- _Data section_
——
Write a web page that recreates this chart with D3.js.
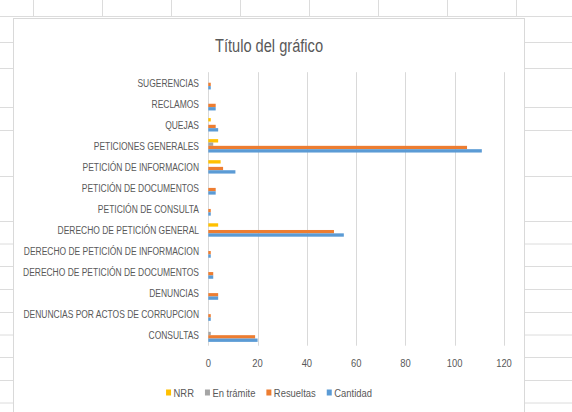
<!DOCTYPE html>
<html><head><meta charset="utf-8">
<script src="https://cdn.jsdelivr.net/npm/d3@7"></script>
<style>html,body{margin:0;padding:0;background:#fff;overflow:hidden}svg{display:block}</style>
</head><body>
<script>
const categories = ["SUGERENCIAS","RECLAMOS","QUEJAS","PETICIONES GENERALES","PETICIÓN DE INFORMACION","PETICIÓN DE DOCUMENTOS","PETICIÓN DE CONSULTA","DERECHO DE PETICIÓN GENERAL","DERECHO DE PETICIÓN DE INFORMACION","DERECHO DE PETICIÓN DE DOCUMENTOS","DENUNCIAS","DENUNCIAS POR ACTOS DE CORRUPCION","CONSULTAS"];
const seriesNames = ["NRR","En trámite","Resueltas","Cantidad"];
const nrr        = [0,0,1,4,5,0,0,4,0,0,0,0,0];
const enTramite  = [0,0,0,2,0,0,0,0,0,0,0,0,1];
const resueltas  = [1,3,3,105,6,3,1,51,1,2,4,1,19];
const cantidad   = [1,3,4,111,11,3,1,55,1,2,4,1,20];
const tickValues = [0,20,40,60,80,100,120];
const title = "Título del gráfico";
const colors = ["#FFC000","#A5A5A5","#ED7D31","#5B9BD5"];

const W = 572, H = 412;
const FONT = "'Liberation Sans', Arial, sans-serif";
const TXT = "#595959";
const svg = d3.select("body").append("svg").attr("width", W).attr("height", H);

// spreadsheet background
const sheet = svg.append("g").attr("stroke", "#DCDCDC").attr("stroke-width", 1);
d3.range(8).forEach(i => {
  const x = 33.5 + i * 69;
  sheet.append("line").attr("x1", x).attr("x2", x).attr("y1", 0).attr("y2", 17);
});
sheet.append("line").attr("x1", 0).attr("x2", W).attr("y1", 16.5).attr("y2", 16.5);
[42, 68, 107, 130, 176, 221, 243.5, 266, 289, 312, 334.5, 357, 380, 402.5].forEach(y => {
  sheet.append("line").attr("x1", 0).attr("x2", 13).attr("y1", y + .5).attr("y2", y + .5);
  sheet.append("line").attr("x1", 525).attr("x2", W).attr("y1", y + .5).attr("y2", y + .5);
});

// chart box
svg.append("rect").attr("x", 13.5).attr("y", 18.5).attr("width", 511).attr("height", 420)
  .attr("fill", "#fff").attr("stroke", "#D9D9D9");

// title
svg.append("text").attr("transform", "translate(269,52) scale(0.77,1)")
  .attr("text-anchor", "middle").attr("font-family", FONT).attr("font-size", 19)
  .attr("fill", TXT).text(title);

const x = d3.scaleLinear().domain([0, 120]).range([208.3, 504]);
const y = d3.scaleBand().domain(categories).range([72.2, 345.7]);
const inner = d3.scaleBand().domain(seriesNames).range([0, y.bandwidth()]).paddingOuter(1.14);

// gridlines
svg.append("g").selectAll("line").data(tickValues).join("line")
  .attr("x1", d => Math.round(x(d)) + .5).attr("x2", d => Math.round(x(d)) + .5)
  .attr("y1", y.range()[0]).attr("y2", y.range()[1])
  .attr("stroke", "#D9D9D9").attr("stroke-width", 1);

// x tick labels
svg.append("g").selectAll("text").data(tickValues).join("text")
  .attr("transform", d => `translate(${x(d)},363) scale(0.82,1)`)
  .attr("text-anchor", "middle").attr("dy", "0.35em")
  .attr("font-family", FONT).attr("font-size", 11.5).attr("fill", TXT).text(d => d);

// category labels
svg.append("g").selectAll("text").data(categories).join("text")
  .attr("transform", d => `translate(199,${y(d) + y.bandwidth() / 2}) scale(0.77,1)`)
  .attr("text-anchor", "end").attr("dy", "0.36em")
  .attr("font-family", FONT).attr("font-size", 11).attr("fill", TXT).text(d => d);

// bars
const seriesData = [nrr, enTramite, resueltas, cantidad];
seriesData.forEach((vals, si) => {
  svg.append("g").selectAll("rect").data(vals).join("rect")
    .attr("x", x(0))
    .attr("y", (d, i) => y(categories[i]) + inner(seriesNames[si]))
    .attr("width", d => x(d) - x(0))
    .attr("height", inner.bandwidth())
    .attr("fill", colors[si]);
});

// legend
const lg = svg.append("g");
const sx = 0.82, fs = 11.5;
let cx = 0;
const items = [];
seriesNames.forEach((s, i) => {
  const g = lg.append("g");
  g.append("rect").attr("x", cx).attr("y", -3).attr("width", 5).attr("height", 6).attr("fill", colors[i]);
  const t = g.append("text").attr("transform", `translate(${cx + 7.5},0) scale(${sx},1)`)
    .attr("dy", "0.35em").attr("font-family", FONT).attr("font-size", fs).attr("fill", TXT).text(s);
  const w = t.node().getComputedTextLength() * sx;
  cx += 7.5 + w + 11;
});
const total = cx - 11;
lg.attr("transform", `translate(${269 - total / 2},392.5)`);
</script>
</body></html>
——
- _The problem_
Write out the full listing verbatim, excluding its pictures.

- _Result_
Write a web page that recreates this chart with D3.js.
<!DOCTYPE html>
<html><head><meta charset="utf-8">
<script src="https://cdn.jsdelivr.net/npm/d3@7"></script>
<style>html,body{margin:0;padding:0;background:#fff;overflow:hidden}svg{display:block}</style>
</head><body>
<script>
const categories = ["SUGERENCIAS","RECLAMOS","QUEJAS","PETICIONES GENERALES","PETICIÓN DE INFORMACION","PETICIÓN DE DOCUMENTOS","PETICIÓN DE CONSULTA","DERECHO DE PETICIÓN GENERAL","DERECHO DE PETICIÓN DE INFORMACION","DERECHO DE PETICIÓN DE DOCUMENTOS","DENUNCIAS","DENUNCIAS POR ACTOS DE CORRUPCION","CONSULTAS"];
const seriesNames = ["NRR","En trámite","Resueltas","Cantidad"];
const nrr        = [0,0,1,4,5,0,0,4,0,0,0,0,0];
const enTramite  = [0,0,0,2,0,0,0,0,0,0,0,0,1];
const resueltas  = [1,3,3,105,6,3,1,51,1,2,4,1,19];
const cantidad   = [1,3,4,111,11,3,1,55,1,2,4,1,20];
const tickValues = [0,20,40,60,80,100,120];
const title = "Título del gráfico";
const colors = ["#FFC000","#A5A5A5","#ED7D31","#5B9BD5"];

const W = 572, H = 412;
const FONT = "'Liberation Sans', Arial, sans-serif";
const TXT = "#595959";
const svg = d3.select("body").append("svg").attr("width", W).attr("height", H);

// spreadsheet background
const sheet = svg.append("g").attr("stroke", "#DCDCDC").attr("stroke-width", 1);
d3.range(8).forEach(i => {
  const x = 33.5 + i * 69;
  sheet.append("line").attr("x1", x).attr("x2", x).attr("y1", 0).attr("y2", 17);
});
sheet.append("line").attr("x1", 0).attr("x2", W).attr("y1", 16.5).attr("y2", 16.5);
[42, 68, 107, 130, 176, 221, 243.5, 266, 289, 312, 334.5, 357, 380, 402.5].forEach(y => {
  sheet.append("line").attr("x1", 0).attr("x2", 13).attr("y1", y + .5).attr("y2", y + .5);
  sheet.append("line").attr("x1", 525).attr("x2", W).attr("y1", y + .5).attr("y2", y + .5);
});

// chart box
svg.append("rect").attr("x", 13.5).attr("y", 18.5).attr("width", 511).attr("height", 420)
  .attr("fill", "#fff").attr("stroke", "#D9D9D9");

// title
svg.append("text").attr("transform", "translate(269,52) scale(0.77,1)")
  .attr("text-anchor", "middle").attr("font-family", FONT).attr("font-size", 19)
  .attr("fill", TXT).text(title);

const x = d3.scaleLinear().domain([0, 120]).range([208.3, 504]);
const y = d3.scaleBand().domain(categories).range([72.2, 345.7]);
const inner = d3.scaleBand().domain(seriesNames).range([0, y.bandwidth()]).paddingOuter(1.14);

// gridlines
svg.append("g").selectAll("line").data(tickValues).join("line")
  .attr("x1", d => Math.round(x(d)) + .5).attr("x2", d => Math.round(x(d)) + .5)
  .attr("y1", y.range()[0]).attr("y2", y.range()[1])
  .attr("stroke", "#D9D9D9").attr("stroke-width", 1);

// x tick labels
svg.append("g").selectAll("text").data(tickValues).join("text")
  .attr("transform", d => `translate(${x(d)},363) scale(0.82,1)`)
  .attr("text-anchor", "middle").attr("dy", "0.35em")
  .attr("font-family", FONT).attr("font-size", 11.5).attr("fill", TXT).text(d => d);

// category labels
svg.append("g").selectAll("text").data(categories).join("text")
  .attr("transform", d => `translate(199,${y(d) + y.bandwidth() / 2}) scale(0.77,1)`)
  .attr("text-anchor", "end").attr("dy", "0.36em")
  .attr("font-family", FONT).attr("font-size", 11).attr("fill", TXT).text(d => d);

// bars
const seriesData = [nrr, enTramite, resueltas, cantidad];
seriesData.forEach((vals, si) => {
  svg.append("g").selectAll("rect").data(vals).join("rect")
    .attr("x", x(0))
    .attr("y", (d, i) => y(categories[i]) + inner(seriesNames[si]))
    .attr("width", d => x(d) - x(0))
    .attr("height", inner.bandwidth())
    .attr("fill", colors[si]);
});

// legend
const lg = svg.append("g");
const sx = 0.82, fs = 11.5;
let cx = 0;
const items = [];
seriesNames.forEach((s, i) => {
  const g = lg.append("g");
  g.append("rect").attr("x", cx).attr("y", -3).attr("width", 5).attr("height", 6).attr("fill", colors[i]);
  const t = g.append("text").attr("transform", `translate(${cx + 7.5},0) scale(${sx},1)`)
    .attr("dy", "0.35em").attr("font-family", FONT).attr("font-size", fs).attr("fill", TXT).text(s);
  const w = t.node().getComputedTextLength() * sx;
  cx += 7.5 + w + 11;
});
const total = cx - 11;
lg.attr("transform", `translate(${269 - total / 2},392.5)`);
</script>
</body></html>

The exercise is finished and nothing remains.